To help families adjust, we would:

Exempt books, children's clothing and footwear, diapers, children's car seats and car booster seats and feminine hygiene products from the eight per cent provincial portion of the tax

Ensure that newly constructed homes under $400,000 would not be subject to an additional tax burden.  Buyers of new homes valued between $400,000 and $500,000 could also claim a proportional rebate.

To help people and families adjust to the new single sales tax, the government would provide permanent tax relief and direct payments:

93 per cent of Ontario taxpayers would pay less personal income tax

Eligible families with an income below $160,000 would receive three payments from the provincial government, totalling $1,000

Eligible individuals with an income of less than $80,000 would receive three payments totalling $300

The first payment would arrive in June 2010, the second in December 2010 and the third in June 2011

The provincial government would also provide:

Permanent tax relief for people with low and middle incomes through one of the most generous refundable sales tax credits in Canada.
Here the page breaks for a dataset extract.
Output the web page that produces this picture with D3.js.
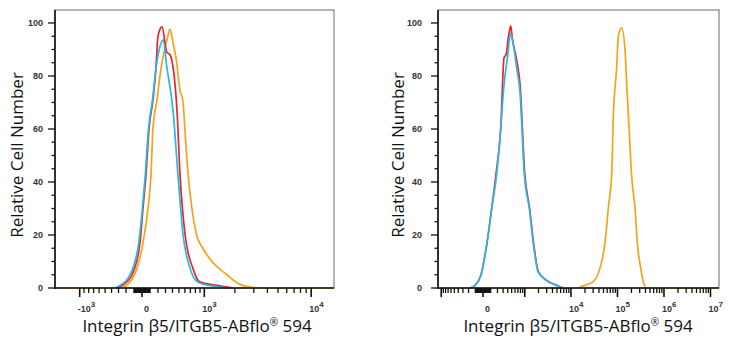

This new credit would provide up to $260 per year for each adult and child

A 16.5 per cent cut in the tax rate on the first $36,848 of taxable income earned by all Ontarians.

To help businesses become more competitive, the government would provide tax cuts, especially to small businesses.  These tax cuts would lead to more jobs and a stronger, more competitive economy.  Beginning July 1, 2010, we would:

Cut the Corporate Income Tax (CIT) rate for small businesses by 18 per cent
Cut the general CIT rate by 14.3 per cent.  It would be further reduced by 16.7 per
cent over the next three years

Cut the Ontario manufacturing and processing rate - which includes businesses like farming, fishing, mining and logging - by 16.7 per cent

Exempt more small and medium-sized businesses from the Corporate Minimum Tax and cut the rate for large businesses by 32.5 per cent.

In addition, we would eliminate the small business surtax - Ontario would be the only jurisdiction in Canada to end this barrier to growing small businesses.